Paul Schrader est avant tout un scénariste aux multiples collaborations avec de grands réalisateurs. Il aime s’attaquer aux tabous de la société, ici la mort. Son récit se base sur le livre écrit par son ami, l’écrivain Russell Banks, alors malade et décédé depuis. Il choisit une approche de construction avec deux temporalités différentes, le présent et le passé. Il qualifie ainsi son film de « mosaïque » en présentant également un dédoublement de la narration.
Quand Leonard raconte son histoire, sa voix-off alimente le parcours de son personnage jeune, incarné par le comédien australien Jacob Elordi. Dans une ultime confession avant de mourir, il livre toute la vérité sur sa vie sous les yeux de sa dernière épouse, interprétée par la star américaine Uma Thurman. Peu présente sur les écrans ces dernières années, Paul Schrader avait à cœur de travailler avec elle. Quant au réalisateur qui recueille les dernières confidences de son ami Leonard, il est campé par Michael Imperioli. L’ancien élève et le maître se retrouvent en pleine confiance derrière et devant la caméra.
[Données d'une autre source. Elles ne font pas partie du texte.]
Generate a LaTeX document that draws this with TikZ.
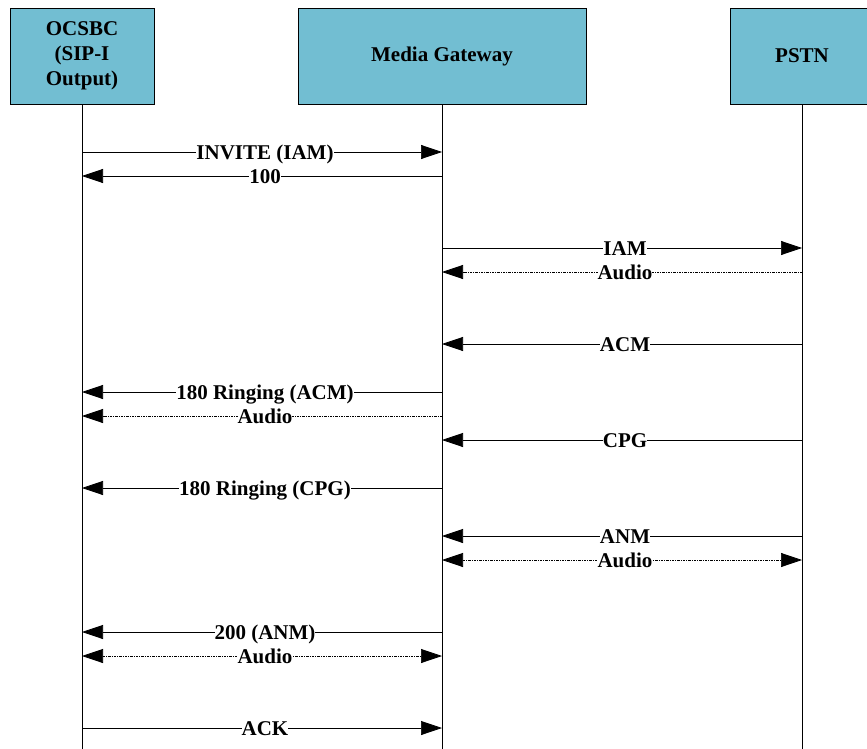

Présenté en compétition au dernier festival de Cannes, Oh, Canada offre une photographie léchée, avec des formats d’images différents et des couleurs adaptées aux quatre époques figurées à l’écran. C’est un film au rythme assez lent et qui se dévoile par étapes. La mort et la déchéance physique qui la précède y sont abordées avec naturel et sans détour. D’où une certaine malaisance parfois face à la vérité brute d’un homme qui jouit toute sa vie de la liberté de ses choix, et dont le dernier souffle se confond en une ultime libération.